I didn’t exactly stop working on City issues over the summer, but my interest in blogging about them evaporated entirely. Why sit at a computer when I could tend my green roof (planted some little bluestem grass up there today), run with my dog, pick tomatoes, go to the State Fair or do just about anything else outside?
But now it’s September, school has started, the leaves are turning, the preliminary tax levies has been set so I’m back…
By law, the Council must approve the preliminary tax levy by September 15 – that means the Council must act at its regular meeting Monday night. Given the governor’s unallotment tactics and the recession’s impact, the City needs to make up the shortfall by cutting spending (and services) and/or raising taxes and fees.

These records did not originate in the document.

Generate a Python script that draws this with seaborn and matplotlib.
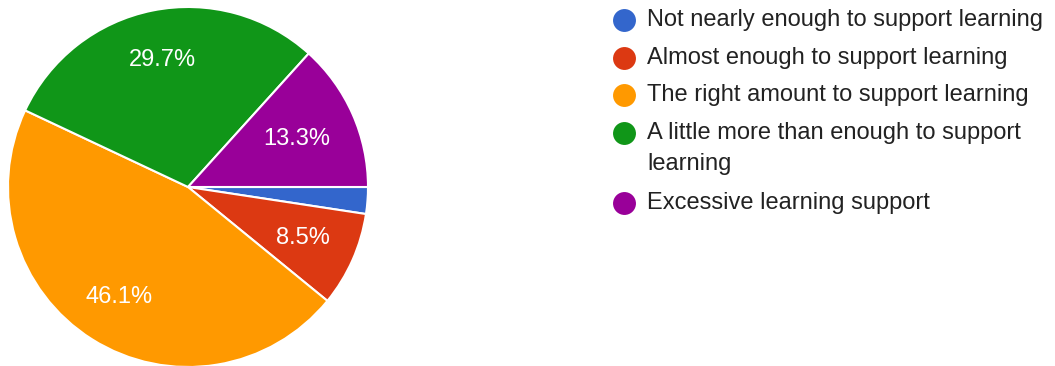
import matplotlib
matplotlib.use("Agg")
import matplotlib.pyplot as plt
import numpy as np
import seaborn as sns

categories = [
    "Not nearly enough to support learning",
    "Almost enough to support learning",
    "The right amount to support learning",
    "A little more than enough to support\nlearning",
    "Excessive learning support",
]
values = [2.4, 8.5, 46.1, 29.7, 13.3]
colors = ["#3366cc", "#dc3912", "#ff9900", "#109618", "#990099"]
label_dist = [0.72, 0.70, 0.72, 0.72, 0.66]

sns.set_theme(style="white")
plt.rcParams["font.family"] = ["Liberation Sans", "DejaVu Sans"]

W, H = 1055, 366
fig = plt.figure(figsize=(W / 100, H / 100), dpi=100)
fig.patch.set_facecolor("white")

# Pie axes
cx, cy, r = 188, 187, 180
ax = fig.add_axes([(cx - r) / W, (H - cy - r) / H, 2 * r / W, 2 * r / H])


def fmt(p):
    return f"{p:.1f}%" if p >= 5 else ""


wedges, texts, autotexts = ax.pie(
    values,
    colors=colors,
    startangle=0,
    counterclock=False,
    autopct=fmt,
    pctdistance=0.72,
    radius=1.0,
    wedgeprops=dict(edgecolor="white", linewidth=1.5),
    textprops=dict(color="white", fontsize=17),
)
for w, t, d in zip(wedges, autotexts, label_dist):
    ang = np.deg2rad((w.theta1 + w.theta2) / 2)
    t.set_position((d * np.cos(ang), d * np.sin(ang)))

ax.set_xlim(-1, 1)
ax.set_ylim(-1, 1)
ax.set_aspect("equal")
ax.axis("off")

# Legend drawn in a pixel-coordinate overlay axes
lax = fig.add_axes([0, 0, 1, 1])
lax.set_xlim(0, W)
lax.set_ylim(H, 0)
lax.axis("off")

y = 20.0
for lab, col in zip(categories, colors):
    lax.plot([624], [y], marker="o", markersize=16.5, color=col,
             markeredgewidth=0, linestyle="none")
    lines = lab.split("\n")
    for j, line in enumerate(lines):
        lax.text(647, y + j * 30.5, line, va="center", ha="left",
                 fontsize=17, color="#222222")
    y += 37.7 + 32 * (len(lines) - 1)

fig.savefig("out.png", dpi=100, facecolor="white")
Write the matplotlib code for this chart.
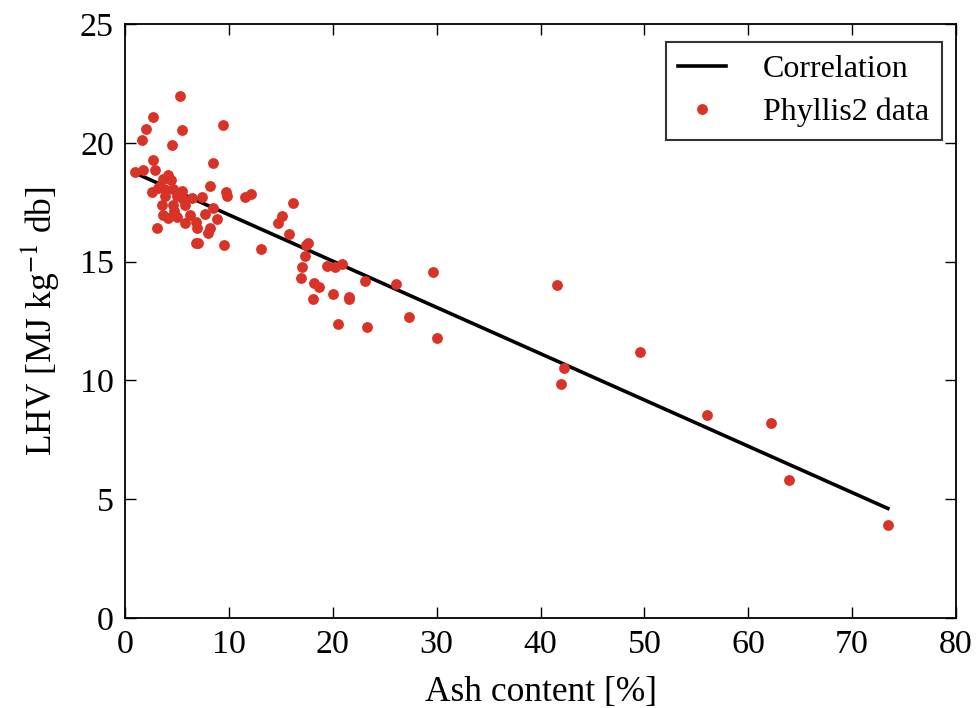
"""
LHV against ash content, Phyllis2 data with linear correlation.
"""
import matplotlib
matplotlib.use("Agg")
import matplotlib.pyplot as plt
import numpy as np

# Phyllis2 data
ash = [
    5.32, 2.72, 2.02, 5.49, 9.43, 1.67, 4.55, 2.72, 8.44, 0.99,
    1.76, 2.89, 4.17, 3.69, 2.57, 8.18, 9.72, 9.79, 11.55, 12.10,
    4.62, 5.46, 3.53, 4.62, 5.77, 7.38, 6.42, 8.44, 7.70, 8.88,
    3.69, 4.17, 4.98, 6.26, 5.77, 6.83, 6.96, 8.18, 8.02, 3.05,
    6.83, 7.05, 9.53, 13.09, 14.75, 3.37, 3.85, 5.00, 5.58, 4.43,
    3.18, 3.95, 4.72, 16.14, 15.14, 15.81, 17.64, 17.45, 17.29, 17.07,
    16.97, 19.47, 20.21, 20.85, 23.13, 26.08, 29.67, 18.22, 18.67, 20.05,
    21.53, 21.60, 18.09, 20.53, 23.32, 27.36, 30.06, 41.58, 41.96, 42.25,
    49.57, 56.01, 62.17, 63.96, 73.44,
]
lhv = [
    21.96, 21.09, 20.58, 20.55, 20.74, 20.11, 19.89, 19.26, 19.15, 18.77,
    18.86, 18.86, 18.64, 18.50, 17.94, 18.18, 17.94, 17.76, 17.71, 17.85,
    18.06, 17.97, 17.38, 17.38, 17.38, 17.71, 17.66, 17.24, 17.00, 16.78,
    16.96, 16.82, 16.89, 16.96, 16.64, 16.68, 16.41, 16.40, 16.22, 16.41,
    15.77, 15.80, 15.71, 15.54, 16.61, 18.18, 17.76, 17.76, 17.64, 18.43,
    18.10, 18.01, 17.13, 17.48, 16.92, 16.16, 15.77, 15.70, 15.24, 14.77,
    14.30, 14.83, 14.77, 14.90, 14.20, 14.06, 14.56, 14.09, 13.92, 13.64,
    13.52, 13.45, 13.41, 12.36, 12.25, 12.66, 11.77, 14.02, 9.85, 10.52,
    11.20, 8.54, 8.21, 5.81, 3.91,
]

# correlation LHV = a + b * ash
corr_a = 18.92
corr_b = -0.1948

plt.rcParams["font.family"] = ["Liberation Serif", "DejaVu Serif"]
plt.rcParams["mathtext.fontset"] = "stix"

fig = plt.figure(figsize=(9.77, 7.08), dpi=100)
ax = fig.add_axes([0.128, 0.127, 0.8505, 0.839])

ash_line = np.array([min(ash), max(ash)])
ax.plot(ash_line, corr_a + corr_b * ash_line, color="black", linewidth=2.6,
        label="Correlation")
ax.plot(ash, lhv, "o", color="#d93327", markersize=7.8, markeredgewidth=0,
        label="Phyllis2 data")

ax.set_xlim(0, 80)
ax.set_ylim(0, 25)
ax.set_xticks(np.arange(0, 81, 10))
ax.set_yticks(np.arange(0, 26, 5))
ax.tick_params(direction="in", length=8, width=1, top=True, right=True,
               labelsize=24.5, pad=8)
for spine in ax.spines.values():
    spine.set_linewidth(1.3)

ax.set_xlabel("Ash content [%]", fontsize=25.5, labelpad=12)
ax.set_ylabel(r"LHV [MJ kg$^{-1}$ db]", fontsize=25.5, labelpad=12)

leg = ax.legend(loc="upper right", bbox_to_anchor=(0.983, 0.970),
                borderaxespad=0, fontsize=23, fancybox=False, numpoints=1,
                handlelength=1.5, borderpad=0.4, labelspacing=0.42,
                handletextpad=1.15)
leg.get_frame().set_edgecolor("black")
leg.get_frame().set_linewidth(1.5)

fig.savefig("out.png", dpi=100)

So far, we’ve been doing pretty traditional budgeting starting with last year’s numbers and reducing spending across the board by freezing wage and step increases (See the News), cutting staff by attrition and layoffs, asking each department to cut 10% and now figuring how much revenue we can raise via the general fund levy, HRA and EDA levies. Our direction to staff was to attempt to keep the tax dollar amount paid by homeowners the same as last year. This recommendation isn’t perfect – as the News reported, the impact is greater for commercial property owners (who are also burdened by a state property tax which residential property owners do not pay).
We’ve also raised some fees and added a few new ones (such as a $10 fee for proctoring exams at the Library and $200 for a 2 AM closing liquor license). And, we are considering created a street light utility which has attracted a bit of attention in the local media here and here. We already have water, stormwater, garbage and wastewater utilities – by creating a utility, we add an itemized fee on monthly utility bills for each of these services which goes to a separate fund for maintaining and improving that service’s infrastructure. The advantage is to remove street light funding from the General Fund and be able to calibrate utility fees based on usage and infrastructure needs more accurately rather than simply sweeping this cost into the General Fund and into the tax levy.
An interesting discussion bubbled up at last Monday’s meeting in the context of the HRA levy. Some Councilors were interested in raising the HRA levy beyond the requested amount and up to the allowed levy limit on the theory that, in the current economy, the City should help meet basic needs like housing. The alternate argument was that we should stick to our plan of holding the levy to last year’s dollar amount and respect the City wide budget cutting that has been necessary, rather than trying to address this social need in particular. More on all these another time along with some thoughts about budgeting for outcomes.